Brief:
Only the lines from the start of the data through the line containing "import plotly.graph_objects as go" should be written out, exactly as they are, with both ends included and the pictures left out.

Data:

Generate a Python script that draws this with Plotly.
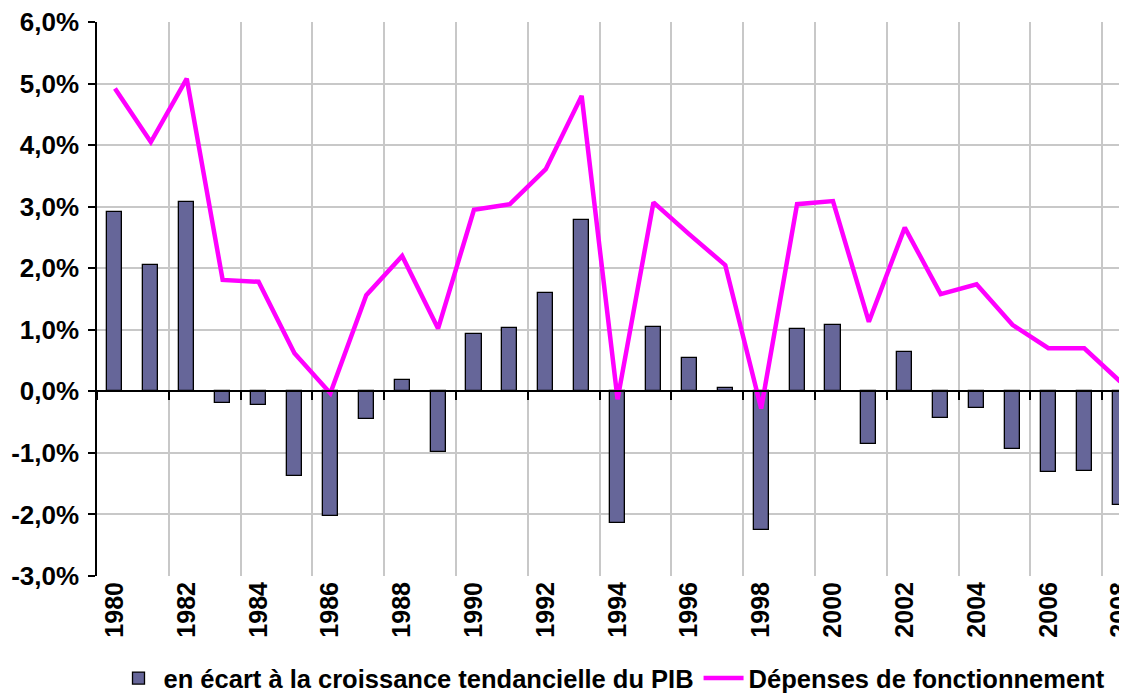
import plotly.graph_objects as go

years = list(range(1980, 2009))
ecart_pib = [2.92, 2.05, 3.08, -0.19, -0.23, -1.37, -2.03, -0.45, 0.18, -0.99,
             0.93, 1.03, 1.60, 2.79, -2.14, 1.05, 0.54, 0.05, -2.26, 1.02,
             1.07, -0.86, 0.64, -0.43, -0.27, -0.93, -1.31, -1.30, -1.85]
depenses = [4.92, 4.05, 5.08, 1.81, 1.78, 0.62, -0.03, 1.56, 2.20, 1.02,
            2.95, 3.04, 3.61, 4.80, -0.13, 3.07, 2.55, 2.05, -0.28, 3.04,
            3.09, 1.13, 2.66, 1.58, 1.74, 1.08, 0.70, 0.70, 0.16]
name_bar = "en écart à la croissance tendancielle du PIB"
name_line = "Dépenses de fonctionnement"
y_ticks = [-3, -2, -1, 0, 1, 2, 3, 4, 5, 6]
y_ticktext = ["-3,0%", "-2,0%", "-1,0%", "0,0%", "1,0%", "2,0%", "3,0%", "4,0%", "5,0%", "6,0%"]
x_ticks = years[::2]
x_ticktext = [str(y) for y in x_ticks]

boundaries = [y - 0.5 for y in years]
grid_bounds = boundaries[::2]

FONT = "Arial, 'Liberation Sans', sans-serif"

fig = go.Figure()
fig.add_trace(go.Bar(
    x=years, y=ecart_pib, name=name_bar, width=0.42,
    marker=dict(color="#666699", line=dict(color="#000000", width=1.3)),
))
fig.add_trace(go.Scatter(
    x=years, y=depenses, name=name_line, mode="lines",
    line=dict(color="#FF00FF", width=4.5),
))
fig.add_trace(go.Scatter(x=[], y=[], xaxis="x2", yaxis="y", showlegend=False, hoverinfo="skip"))

xr = [1979.5, 2008.19]
# page body has an 8px margin: figure is sized/margined to compensate
fig.update_layout(
    width=1119, height=687,
    margin=dict(l=89, r=0, t=14, b=119, autoexpand=False),
    paper_bgcolor="white", plot_bgcolor="white",
    font=dict(family=FONT, color="black"),
    showlegend=True,
    legend=dict(orientation="h", x=0.5, xanchor="center", y=-0.185, yanchor="middle",
                font=dict(size=25.5, family=FONT, weight="bold"), itemwidth=40,
                tracegroupgap=0),
    bargap=0,
    xaxis=dict(
        range=xr, tickmode="array", tickvals=x_ticks, ticktext=x_ticktext,
        tickangle=-90, ticks="", showgrid=False, zeroline=False, showline=False,
        automargin=False, ticklabeloverflow="allow",
        tickfont=dict(size=25, family=FONT, weight="bold"),
        minor=dict(tickmode="array", tickvals=grid_bounds, showgrid=True,
                   gridcolor="#c8c8c8", gridwidth=1.5, ticks=""),
    ),
    xaxis2=dict(
        range=xr, overlaying="x", anchor="free", position=1/3, side="bottom",
        tickmode="array", tickvals=grid_bounds, ticks="outside", ticklen=8,
        tickwidth=1.5, tickcolor="black", showticklabels=False, automargin=False,
        showline=True, linecolor="black", linewidth=1.5, showgrid=False, zeroline=False,
    ),
    yaxis=dict(
        range=[-3, 6], tickmode="array", tickvals=y_ticks, ticktext=y_ticktext,
        ticks="outside", ticklen=7, tickwidth=1.5, tickcolor="black",
        showline=True, linecolor="black", linewidth=1.5, automargin=False,
        ticklabeloverflow="allow", ticklabelstandoff=4,
        showgrid=True, gridcolor="#c8c8c8", gridwidth=1.5, zeroline=False,
        tickfont=dict(size=26, family=FONT, weight="bold"),
    ),
)

fig.write_html("out.html")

Task answer:
Generate a Python script that draws this with Plotly.
import plotly.graph_objects as go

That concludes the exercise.